Better late than never, of course, and we heartily welcome even this timid step taken by the Council, its readiness to send two “representatives”. But we absolutely object to the timidity and inconsistency of this move. Why do you want to send to the Congress only two representatives from the Council abroad, gentlemen? Why not representatives from all Party organisations? The members of the Russian Bureau of Committees of the Majority have, as you know, invited everybody to the Congress, and have specially sent registered letters to the Editorial Board, to the Council, and to the League. Why this strange and inexplicable contradiction? On the one hand, when it came to securing a hypocritical peace with the three knights-errant of the Central Committee (in deliberate violation of the will of the Committees of the Majority) you did not rest content with sending “two representatives” from the Council, but canvassed all the committees and organisations of the Minority, as was openly stated in issue No. 83 of Iskra. On the other hand, when it comes to securing real peace with the entire Party, you send for “direct talks” only two representatives, and those from the Council abroad alone. Where are the Russian Mensheviks, with whom it is a hundred times more important for us to come to terms than with a coterie of littérateurs? Where are the workers, the members and spokesmen of the organisations—those very workers whom you incited against the Second Congress, and about whose independent activity you shouted so much? Where are Comrades Akimov and Brouckère, Makhov and Yegorov (or their friends and comrades-in-idea), who, quite consistently from their point of view, supported the Mensheviks without, however, compromising themselves, i.e., without taking part in the co-optation squabbles? Where are Comrade Krichevsky and the other former “Economists”, with whom you are supposed to have made peace, as Plekhanov and many others have asserted in the new Iskra? Where is Comrade Ryazanov, your solidarity with whom on many points we can also understand, but who nevertheless refused to join the League, because it was a Menshevik organisation?

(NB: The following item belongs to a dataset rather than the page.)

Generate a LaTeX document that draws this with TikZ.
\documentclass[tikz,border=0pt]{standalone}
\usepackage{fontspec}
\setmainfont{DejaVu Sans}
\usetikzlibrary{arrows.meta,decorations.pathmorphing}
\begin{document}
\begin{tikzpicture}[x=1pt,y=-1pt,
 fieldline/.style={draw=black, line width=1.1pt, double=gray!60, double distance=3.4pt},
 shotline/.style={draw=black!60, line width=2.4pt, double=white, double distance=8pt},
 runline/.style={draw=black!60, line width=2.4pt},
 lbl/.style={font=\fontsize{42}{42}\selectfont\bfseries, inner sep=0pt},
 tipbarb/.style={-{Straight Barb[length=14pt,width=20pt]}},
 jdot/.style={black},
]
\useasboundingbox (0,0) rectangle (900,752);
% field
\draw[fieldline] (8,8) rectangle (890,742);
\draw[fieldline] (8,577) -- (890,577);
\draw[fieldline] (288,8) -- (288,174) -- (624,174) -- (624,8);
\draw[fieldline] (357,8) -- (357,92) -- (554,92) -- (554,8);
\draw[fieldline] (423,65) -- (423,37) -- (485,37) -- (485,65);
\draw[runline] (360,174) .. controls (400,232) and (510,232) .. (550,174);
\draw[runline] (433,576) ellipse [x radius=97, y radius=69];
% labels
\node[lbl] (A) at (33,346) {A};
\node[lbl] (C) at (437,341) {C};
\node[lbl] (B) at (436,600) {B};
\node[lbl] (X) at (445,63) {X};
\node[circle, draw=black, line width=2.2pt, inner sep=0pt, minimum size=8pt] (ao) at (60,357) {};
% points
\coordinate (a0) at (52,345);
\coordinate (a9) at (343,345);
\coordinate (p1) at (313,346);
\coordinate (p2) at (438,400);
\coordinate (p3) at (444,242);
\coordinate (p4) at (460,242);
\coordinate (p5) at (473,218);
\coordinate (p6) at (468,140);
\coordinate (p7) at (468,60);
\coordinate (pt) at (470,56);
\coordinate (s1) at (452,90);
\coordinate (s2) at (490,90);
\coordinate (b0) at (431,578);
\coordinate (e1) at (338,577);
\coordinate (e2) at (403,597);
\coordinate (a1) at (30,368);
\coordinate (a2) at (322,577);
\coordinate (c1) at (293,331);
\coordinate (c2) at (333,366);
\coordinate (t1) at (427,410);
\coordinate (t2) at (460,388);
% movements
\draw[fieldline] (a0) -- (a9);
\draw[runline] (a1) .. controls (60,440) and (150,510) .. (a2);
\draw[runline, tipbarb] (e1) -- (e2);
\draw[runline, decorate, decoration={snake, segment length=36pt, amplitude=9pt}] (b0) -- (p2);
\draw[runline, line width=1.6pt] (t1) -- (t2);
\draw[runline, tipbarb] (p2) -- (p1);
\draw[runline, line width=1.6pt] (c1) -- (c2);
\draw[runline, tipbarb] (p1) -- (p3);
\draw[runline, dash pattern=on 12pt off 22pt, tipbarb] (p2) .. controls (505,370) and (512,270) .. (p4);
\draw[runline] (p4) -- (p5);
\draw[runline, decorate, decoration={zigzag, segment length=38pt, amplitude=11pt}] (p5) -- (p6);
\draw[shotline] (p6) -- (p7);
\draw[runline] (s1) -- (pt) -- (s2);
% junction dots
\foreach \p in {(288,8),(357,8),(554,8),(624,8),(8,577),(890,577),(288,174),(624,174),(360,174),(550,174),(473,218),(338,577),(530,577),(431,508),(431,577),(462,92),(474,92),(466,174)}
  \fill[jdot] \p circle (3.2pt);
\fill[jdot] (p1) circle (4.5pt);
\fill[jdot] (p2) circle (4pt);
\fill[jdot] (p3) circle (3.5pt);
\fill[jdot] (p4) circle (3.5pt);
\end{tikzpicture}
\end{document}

Perhaps you will say that all these comrades have no credentials? But then you yourselves write a letter to the Congress “waiving all formalities”!
No, gentlemen, you will not satisfy us with half-measures, nor can you butter our parsnips with fine words. If you really want, speaking frankly and without “formalities”, to work together, in the ranks of a single organisation, then come to the Congress, all of you, and invite all the comrades who are divided from us only in matters of ideology and not of co-optation. Then reckon with the “good will of revolutionaries”, to which you so fatuously referred when trying to hide from the Congress, and which alone can positively and conclusively decide the fate of the whole Party represented at the Congress. Then look for mediators capable of influencing the “good will” of all members of the Congress. We shall heartily welcome every such mediator.
Knock, and it shall be opened unto you.... What we Bolsheviks have achieved by our open struggle is that we have come very close to a possibly direct and unequivocal way out of the crisis. We have succeeded in getting the Congress. We have succeeded in getting the Mensheviks to change over from the drill-sergeant methods of the Party Council that has been left without a party to a straightforward, open offer of direct negotiations. Whether or not the Council will be sensible and honest enough to take the second step along the “new path”, we are convinced in any case that we shall win the complete victory of the Party principle over circle narrowness.
- See pp. 225-27 of this volume.—Ed.
- Vasilyev—the Bolshevik F. V. Lengnik.
- See present edition, Vol. 7, pp. 529-39—-Ed.—Lenin
- Glebov—V. A. Noskov; was elected to the Central Committee by the Second Congress of the RSDLP In the summer of 1904 he deserted the Bolsheviks and adopted a conciliatory attitude towards the Mensheviks.